Short answer: for most low-income parents, the real minimum child support payment in Australia is the fixed annual rate, not the “minimum rate.”
The terminology used by Services Australia is loose and often misunderstood. While the law contains multiple low-rate provisions, only one of them operates as the normal lower bound in real cases.
Quick reference (2026)
Fixed annual rate (usual minimum):
$1,825 per year per child (about $152 per month)
Minimum annual rate (rare and must be approved):
$551 per year
Calculated payment (shared care cases):
Any amount, including $0, depending on income and care levels
Real minimum for most parents: fixed annual rate
In practice, the fixed annual rate is the amount most people mean when they ask about the “minimum child support payment.”
This rate applies per child and is charged to parents who:
- have a low taxable income or receive income support, and
- have less than shared care of the child.
Shared care is reached at 128 nights per year (35% care). Until that point, the fixed rate applies automatically in most low-income cases.
For this reason, the fixed annual rate functions as the normal lower bound of child support for low-income payers.
Minimum annual rate: technically lower, but rare
The minimum annual rate is technically the lowest rate in the legislation, but it is not the normal minimum.
To be assessed at this rate, all of the following must be true:
- the payer has a very low taxable income,
- the payer did not receive income support at any time during the year, and
- the payer successfully applies for an exemption using the prescribed form.
This is an important nuance. It is not enough to be “off benefits now.” If income support was received at any point during the relevant period, the minimum annual rate is generally unavailable. It is unusual for a person not to receive benefits but then go through an onerous process to receive a child support discount.
Because most genuinely low-income parents either receive income support or have received it recently, this rate applies only in unusual and tightly constrained situations.
When child support can be lower or nil
There is one broad situation where child support can fall below the fixed annual rate or reach $0.
This occurs when the payer has shared care or more (at least 128 nights per year).
Once shared care is reached:
- the fixed annual rate no longer applies, and
- child support is calculated under the normal formula.
In these cases, the result depends on the relative incomes of both parents and the exact care split. If incomes are similar, or the payer’s income is very low, the calculated amount can be small or nil.
This is not a special exemption. It is simply the formula operating once the fixed rate is ruled out by care levels.
Why the fixed rate is the number that matters
Although the law contains multiple low-rate mechanisms, only one applies broadly and predictably.

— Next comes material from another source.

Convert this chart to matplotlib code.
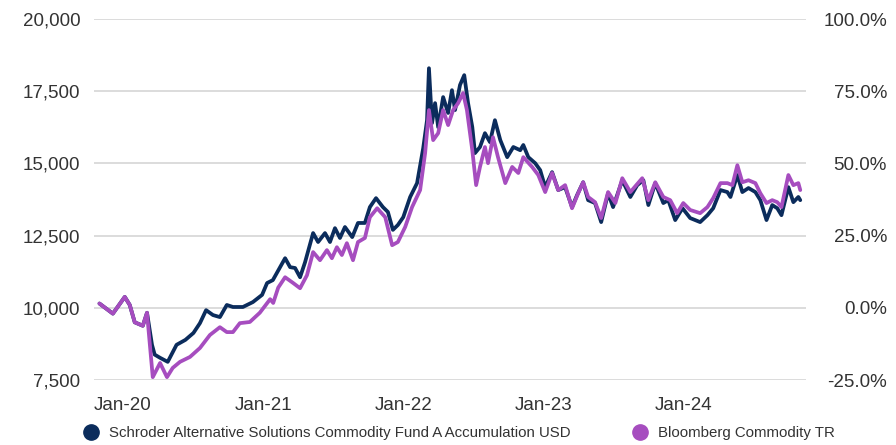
import pandas as pd
import matplotlib
matplotlib.use("Agg")
import matplotlib.pyplot as plt
import matplotlib.dates as mdates
from matplotlib.lines import Line2D
from matplotlib.ticker import FuncFormatter

# growth of 10,000
fund_name = "Schroder Alternative Solutions Commodity Fund A Accumulation USD"
bench_name = "Bloomberg Commodity TR"

fund_dates = [
    "2019-11-01", "2019-12-06", "2020-01-06", "2020-01-19", "2020-02-01", "2020-02-22",
    "2020-03-04", "2020-03-17", "2020-03-24", "2020-04-07", "2020-04-27", "2020-05-20",
    "2020-06-12", "2020-07-03", "2020-07-20", "2020-08-05", "2020-08-23", "2020-09-10",
    "2020-09-28", "2020-10-14", "2020-11-09", "2020-12-05", "2020-12-29", "2021-01-11",
    "2021-01-26", "2021-02-27", "2021-03-12", "2021-03-25", "2021-04-07", "2021-04-20",
    "2021-05-11", "2021-05-24", "2021-06-11", "2021-06-24", "2021-07-07", "2021-07-20",
    "2021-08-02", "2021-08-21", "2021-09-05", "2021-09-23", "2021-10-06", "2021-10-22",
    "2021-11-09", "2021-11-22", "2021-12-05", "2021-12-18", "2022-01-01", "2022-01-19",
    "2022-02-06", "2022-02-22", "2022-03-04", "2022-03-09", "2022-03-17", "2022-03-25",
    "2022-04-02", "2022-04-15", "2022-04-28", "2022-05-08", "2022-05-16", "2022-05-29",
    "2022-06-09", "2022-06-19", "2022-06-30", "2022-07-07", "2022-07-20", "2022-08-02",
    "2022-08-15", "2022-08-28", "2022-09-11", "2022-09-29", "2022-10-15", "2022-11-02",
    "2022-11-10", "2022-11-23", "2022-12-11", "2022-12-24", "2023-01-06", "2023-01-24",
    "2023-02-09", "2023-02-27", "2023-03-17", "2023-03-30", "2023-04-15", "2023-04-28",
    "2023-05-16", "2023-06-01", "2023-06-19", "2023-07-02", "2023-07-26", "2023-08-16",
    "2023-09-03", "2023-09-19", "2023-10-02", "2023-10-20", "2023-11-10", "2023-11-23",
    "2023-12-11", "2023-12-30", "2024-01-19", "2024-02-14", "2024-03-04", "2024-03-19",
    "2024-04-07", "2024-04-25", "2024-05-03", "2024-05-21", "2024-06-03", "2024-06-19",
    "2024-07-07", "2024-07-20", "2024-08-05", "2024-08-20", "2024-09-02", "2024-09-13",
    "2024-10-01", "2024-10-14", "2024-10-27", "2024-11-01",
]
fund_values = [
    10150, 9800, 10380, 10100, 9500, 9380,
    9830, 8720, 8380, 8270, 8130, 8720,
    8890, 9130, 9470, 9920, 9750, 9680,
    10100, 10030, 10030, 10200, 10450, 10860,
    10960, 11720, 11410, 11380, 11060, 11580,
    12590, 12280, 12590, 12280, 12760, 12420,
    12800, 12450, 12940, 12940, 13490, 13800,
    13490, 13320, 12700, 12870, 13140, 13840,
    14320, 15530, 16500, 18300, 16400, 17090,
    16260, 17300, 16750, 17540, 16850, 17720,
    18060, 17090, 16260, 15360, 15570, 16050,
    15740, 16500, 15810, 15220, 15570, 15460,
    15640, 15220, 15010, 14770, 14180, 14700,
    14080, 14180, 13490, 13900, 14350, 13730,
    13630, 12970, 13970, 13490, 14420, 13840,
    14250, 14420, 13560, 14320, 13630, 13730,
    13040, 13450, 13110, 12970, 13210, 13450,
    14080, 14010, 13840, 14600, 14010, 14150,
    14010, 13730, 13040, 13560, 13450, 13210,
    14180, 13660, 13840, 13730,
]

bench_dates = [
    "2019-11-01", "2019-12-06", "2020-01-06", "2020-01-19", "2020-02-01", "2020-02-22",
    "2020-03-04", "2020-03-19", "2020-04-07", "2020-04-25", "2020-05-10", "2020-05-29",
    "2020-06-24", "2020-07-20", "2020-08-15", "2020-09-10", "2020-09-28", "2020-10-14",
    "2020-11-01", "2020-11-27", "2020-12-23", "2021-01-19", "2021-01-27", "2021-02-09",
    "2021-02-27", "2021-03-20", "2021-04-07", "2021-04-25", "2021-05-11", "2021-05-29",
    "2021-06-16", "2021-06-29", "2021-07-12", "2021-07-25", "2021-08-07", "2021-08-23",
    "2021-09-05", "2021-09-23", "2021-10-06", "2021-10-25", "2021-11-15", "2021-12-03",
    "2021-12-18", "2022-01-06", "2022-01-24", "2022-02-14", "2022-02-27", "2022-03-09",
    "2022-03-20", "2022-04-02", "2022-04-15", "2022-04-28", "2022-05-11", "2022-05-24",
    "2022-06-06", "2022-06-16", "2022-06-30", "2022-07-10", "2022-07-20", "2022-08-02",
    "2022-08-10", "2022-08-23", "2022-09-05", "2022-09-24", "2022-10-12", "2022-10-28",
    "2022-11-10", "2022-12-03", "2022-12-19", "2023-01-06", "2023-01-24", "2023-02-09",
    "2023-02-27", "2023-03-17", "2023-04-02", "2023-04-15", "2023-04-28", "2023-05-16",
    "2023-06-01", "2023-06-19", "2023-07-08", "2023-07-26", "2023-08-16", "2023-09-16",
    "2023-10-02", "2023-10-20", "2023-11-10", "2023-11-28", "2023-12-16", "2024-01-01",
    "2024-01-19", "2024-02-14", "2024-03-04", "2024-03-19", "2024-04-07", "2024-04-25",
    "2024-05-08", "2024-05-21", "2024-06-03", "2024-06-19", "2024-07-07", "2024-07-20",
    "2024-08-05", "2024-08-20", "2024-09-02", "2024-09-13", "2024-10-01", "2024-10-14",
    "2024-10-27", "2024-11-01",
]
bench_values = [
    10150, 9800, 10380, 10100, 9500, 9380,
    9830, 7600, 8090, 7600, 7920, 8130,
    8300, 8610, 9060, 9330, 9160, 9160,
    9470, 9510, 9830, 10300, 10170, 10700,
    11060, 10860, 10680, 11130, 11930, 11650,
    12000, 11720, 12100, 11830, 12240, 11650,
    12280, 12420, 13140, 13450, 13140, 12170,
    12280, 12800, 13490, 14080, 15360, 16850,
    15810, 16050, 16850, 16330, 16850, 17090,
    17440, 16850, 15460, 14250, 14880, 15570,
    15010, 15910, 15220, 14320, 14880, 14670,
    15220, 14880, 14600, 14010, 14670, 14080,
    14250, 13450, 13970, 14350, 13840, 13660,
    13110, 14010, 13630, 14490, 14010, 14490,
    13730, 14350, 13840, 13730, 13280, 13630,
    13390, 13280, 13490, 13800, 14320, 14320,
    14250, 14940, 14350, 14420, 14320, 13970,
    13630, 13730, 13660, 13490, 14600, 14250,
    14320, 14080,
]

left_ticks = [7500, 10000, 12500, 15000, 17500, 20000]
right_ticks = [-25, 0, 25, 50, 75, 100]
year_ticks = ["2020-01-01", "2021-01-01", "2022-01-01", "2023-01-01", "2024-01-01"]

navy = "#0b2c5c"
purple = "#a64dbf"
text_col = "#333333"
grid_col = "#d9d9d9"

plt.rcParams["font.family"] = ["Liberation Sans", "DejaVu Sans"]

fig = plt.figure(figsize=(8.96, 4.45), dpi=100)
ax = fig.add_axes([0.105, 0.146, 0.795, 0.811])

ax.plot(pd.to_datetime(fund_dates), fund_values, color=navy, lw=2.7,
        solid_joinstyle="round", solid_capstyle="round")
ax.plot(pd.to_datetime(bench_dates), bench_values, color=purple, lw=2.7,
        solid_joinstyle="round", solid_capstyle="round")

ax.set_ylim(7500, 20000)
ax.set_yticks(left_ticks)
ax.yaxis.set_major_formatter(FuncFormatter(lambda v, p: f"{v:,.0f}"))
ax.set_xlim(pd.Timestamp("2019-10-18"), pd.Timestamp("2024-11-17"))
ax.set_xticks(pd.to_datetime(year_ticks))
ax.xaxis.set_major_formatter(mdates.DateFormatter("%b-%y"))

ax.grid(axis="y", color=grid_col, lw=1.3)
ax.set_axisbelow(True)
for s in ax.spines.values():
    s.set_visible(False)
ax.tick_params(axis="both", length=0, labelsize=13.5, labelcolor=text_col)
ax.tick_params(axis="y", pad=10)
ax.tick_params(axis="x", pad=12)

# right axis shows cumulative return in %
ax2 = ax.twinx()
ax2.set_ylim(-25, 100)
ax2.set_yticks(right_ticks)
ax2.yaxis.set_major_formatter(FuncFormatter(lambda v, p: f"{v:.1f}%"))
for s in ax2.spines.values():
    s.set_visible(False)
ax2.tick_params(axis="y", length=0, labelsize=13.5, labelcolor=text_col, pad=58)
for lbl in ax2.get_yticklabels():
    lbl.set_horizontalalignment("right")

handles = [
    Line2D([], [], ls="none", marker="o", ms=11, color=navy),
    Line2D([], [], ls="none", marker="o", ms=11, color=purple),
]
fig.legend(handles, [fund_name, bench_name], loc="center", bbox_to_anchor=(0.508, 0.027),
           ncol=2, frameon=False, fontsize=10.8, handletextpad=0.2, columnspacing=3.6,
           labelcolor=text_col)

fig.savefig("out.png", dpi=100)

The minimum annual rate exists mainly as a discretionary exception. The fixed annual rate is what actually captures most low-income payers with limited care.
For this reason, when parents ask:
“What is the minimum child support payment in Australia?”
The correct, practical answer is:
The fixed annual rate per child, unless shared care applies.
Key takeaways
- The minimum annual rate is not the normal minimum.
- The fixed annual rate is the effective floor for most low-income payers.
- To go below the fixed rate, a payer usually needs shared care.
- Nil assessments are possible, but only through the normal formula once shared care is reached.